— START DATA SECTION —

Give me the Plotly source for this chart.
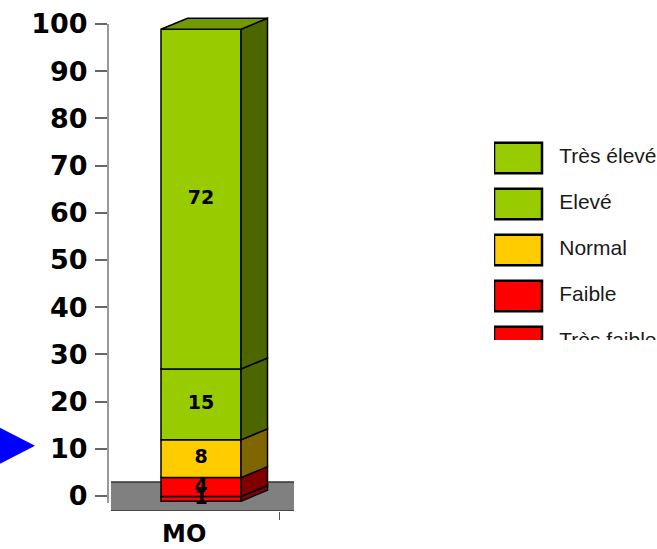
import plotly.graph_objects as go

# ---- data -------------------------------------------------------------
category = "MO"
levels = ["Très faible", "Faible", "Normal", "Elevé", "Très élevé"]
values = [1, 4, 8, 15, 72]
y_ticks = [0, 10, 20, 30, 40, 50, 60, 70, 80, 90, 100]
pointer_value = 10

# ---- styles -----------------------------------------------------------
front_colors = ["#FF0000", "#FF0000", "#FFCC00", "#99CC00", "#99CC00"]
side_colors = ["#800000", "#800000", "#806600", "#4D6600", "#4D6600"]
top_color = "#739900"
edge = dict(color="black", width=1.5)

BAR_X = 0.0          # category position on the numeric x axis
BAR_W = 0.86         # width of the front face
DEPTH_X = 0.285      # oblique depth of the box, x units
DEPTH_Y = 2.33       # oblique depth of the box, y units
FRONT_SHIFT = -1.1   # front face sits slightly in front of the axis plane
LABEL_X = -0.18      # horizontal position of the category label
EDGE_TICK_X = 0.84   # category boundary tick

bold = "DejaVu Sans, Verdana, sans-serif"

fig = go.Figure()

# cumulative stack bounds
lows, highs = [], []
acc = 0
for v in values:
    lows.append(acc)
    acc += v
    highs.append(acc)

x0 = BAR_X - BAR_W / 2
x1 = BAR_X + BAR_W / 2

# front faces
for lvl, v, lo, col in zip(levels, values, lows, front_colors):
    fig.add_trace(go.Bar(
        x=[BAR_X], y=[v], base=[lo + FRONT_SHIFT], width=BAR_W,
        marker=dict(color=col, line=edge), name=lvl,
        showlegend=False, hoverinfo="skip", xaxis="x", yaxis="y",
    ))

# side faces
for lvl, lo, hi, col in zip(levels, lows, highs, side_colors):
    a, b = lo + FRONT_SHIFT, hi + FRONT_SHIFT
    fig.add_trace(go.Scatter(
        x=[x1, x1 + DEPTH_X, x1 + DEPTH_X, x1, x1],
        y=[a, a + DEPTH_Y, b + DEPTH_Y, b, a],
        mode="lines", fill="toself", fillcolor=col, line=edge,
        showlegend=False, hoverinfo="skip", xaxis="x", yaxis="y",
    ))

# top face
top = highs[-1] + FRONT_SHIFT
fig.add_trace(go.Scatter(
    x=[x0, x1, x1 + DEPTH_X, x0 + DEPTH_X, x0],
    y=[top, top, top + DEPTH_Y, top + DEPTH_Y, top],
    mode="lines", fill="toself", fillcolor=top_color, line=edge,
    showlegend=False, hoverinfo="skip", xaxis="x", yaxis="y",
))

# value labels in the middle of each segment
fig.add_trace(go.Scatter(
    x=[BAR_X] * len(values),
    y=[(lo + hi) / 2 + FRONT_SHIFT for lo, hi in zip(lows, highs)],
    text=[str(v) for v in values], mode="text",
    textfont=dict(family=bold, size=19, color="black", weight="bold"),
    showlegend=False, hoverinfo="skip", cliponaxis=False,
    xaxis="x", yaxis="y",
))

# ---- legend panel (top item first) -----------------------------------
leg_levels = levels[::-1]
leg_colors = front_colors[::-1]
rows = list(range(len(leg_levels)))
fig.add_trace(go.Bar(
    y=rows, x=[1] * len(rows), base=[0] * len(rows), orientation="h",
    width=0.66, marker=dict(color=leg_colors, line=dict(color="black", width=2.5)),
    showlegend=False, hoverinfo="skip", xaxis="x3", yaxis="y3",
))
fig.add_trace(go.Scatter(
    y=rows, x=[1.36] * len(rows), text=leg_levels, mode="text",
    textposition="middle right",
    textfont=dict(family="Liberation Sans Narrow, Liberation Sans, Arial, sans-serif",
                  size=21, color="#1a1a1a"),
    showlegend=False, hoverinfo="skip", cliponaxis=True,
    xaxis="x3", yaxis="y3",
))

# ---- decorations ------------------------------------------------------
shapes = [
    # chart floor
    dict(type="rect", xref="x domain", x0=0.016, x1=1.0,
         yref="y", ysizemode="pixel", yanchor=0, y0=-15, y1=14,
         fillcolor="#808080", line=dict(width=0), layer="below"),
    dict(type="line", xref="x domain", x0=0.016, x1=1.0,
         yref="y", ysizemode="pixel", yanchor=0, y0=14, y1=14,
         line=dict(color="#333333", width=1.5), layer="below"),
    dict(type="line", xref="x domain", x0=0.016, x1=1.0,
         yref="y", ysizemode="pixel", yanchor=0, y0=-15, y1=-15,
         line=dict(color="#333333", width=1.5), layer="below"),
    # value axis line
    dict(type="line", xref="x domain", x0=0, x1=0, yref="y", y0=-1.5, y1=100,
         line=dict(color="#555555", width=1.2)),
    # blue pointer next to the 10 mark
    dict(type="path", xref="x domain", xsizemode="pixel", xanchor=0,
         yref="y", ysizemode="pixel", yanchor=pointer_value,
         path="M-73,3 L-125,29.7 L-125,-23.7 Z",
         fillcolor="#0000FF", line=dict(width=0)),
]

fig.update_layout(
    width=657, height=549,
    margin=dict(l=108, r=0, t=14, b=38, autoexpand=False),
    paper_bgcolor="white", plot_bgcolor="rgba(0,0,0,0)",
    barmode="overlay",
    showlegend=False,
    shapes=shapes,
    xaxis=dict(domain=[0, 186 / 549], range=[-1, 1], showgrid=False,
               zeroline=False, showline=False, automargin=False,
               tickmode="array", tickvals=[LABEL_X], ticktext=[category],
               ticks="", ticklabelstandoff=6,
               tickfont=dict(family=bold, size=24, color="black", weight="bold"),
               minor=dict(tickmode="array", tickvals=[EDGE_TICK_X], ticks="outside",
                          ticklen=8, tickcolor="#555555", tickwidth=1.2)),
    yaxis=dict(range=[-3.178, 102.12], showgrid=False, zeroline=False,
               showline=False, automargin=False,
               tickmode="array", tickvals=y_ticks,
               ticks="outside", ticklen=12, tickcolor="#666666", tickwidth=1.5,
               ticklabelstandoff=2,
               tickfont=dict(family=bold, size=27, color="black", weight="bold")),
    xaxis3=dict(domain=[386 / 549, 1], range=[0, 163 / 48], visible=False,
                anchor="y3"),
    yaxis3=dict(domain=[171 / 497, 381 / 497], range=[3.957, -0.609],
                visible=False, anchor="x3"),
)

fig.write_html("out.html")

— END DATA SECTION —

■ PROBLEM DESCRIPTION ■
Please quote the lines of the material, beginning with the first and ending with the one that contains "pointer_value = 10", exactly as written and without any pictures.

■ SOLUTION TO THIS EXERCISE ■
Give me the Plotly source for this chart.
import plotly.graph_objects as go

# ---- data -------------------------------------------------------------
category = "MO"
levels = ["Très faible", "Faible", "Normal", "Elevé", "Très élevé"]
values = [1, 4, 8, 15, 72]
y_ticks = [0, 10, 20, 30, 40, 50, 60, 70, 80, 90, 100]
pointer_value = 10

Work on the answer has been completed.